# Married Tax Free Allowance



## TaxVirgin (21 Nov 2006)

I was wondering is it of any benefit in terms of your tax free allowance to be assessed as a married couple or is it just as beneficial to be assessed singly. We have no children and are married one year. I thought I had read somewhere that it was possible for one person in a marriage to go on a lower tax band and the other to remain on the higher one. Was I dreaming?


----------



## Glenbhoy (21 Nov 2006)

If you are both top rate taxpayers there is no real benefit at present, you should still make the revenue aware of the fact that you are married though, in case of a change of circumstances later.


----------



## extopia (21 Nov 2006)

You could always download the ROS offline application and fill in sample tax returns to compare various scenarios.


----------



## paddyd (27 Nov 2006)

Heres the link you need:

[broken link removed]

THere are worked examples at the bottom.

In short, if both couples are earning over the €32k lower band, then it makes no difference, and you can continue being assessed as singles.

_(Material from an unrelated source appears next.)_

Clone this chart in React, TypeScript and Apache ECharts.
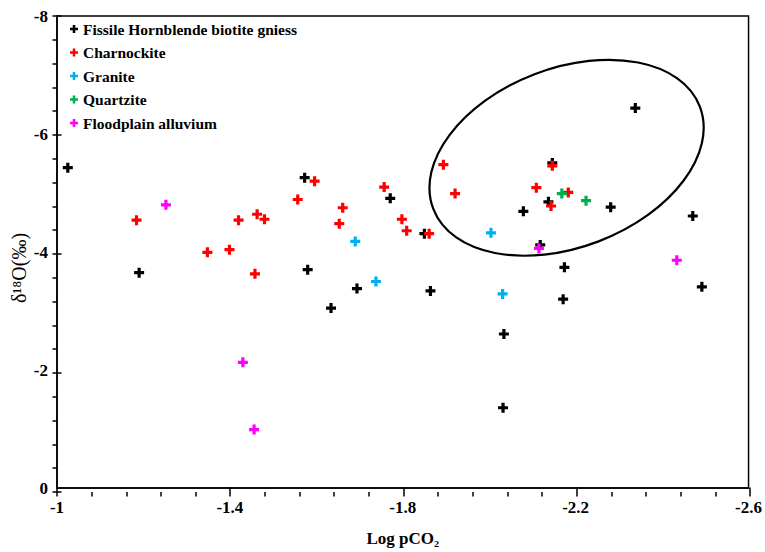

However, if one of you earns below the €32k, then this person can transfer their remaining tax band to the other spouse.

Look at the examples, they are very easy to follow


----------



## extopia (27 Nov 2006)

paddyd said:


> However, if one of you earns below the €32k, then this person can transfer their remaining tax band to the other spouse.



Note that the maximum amount that can be transferred is 23k for 2006.


----------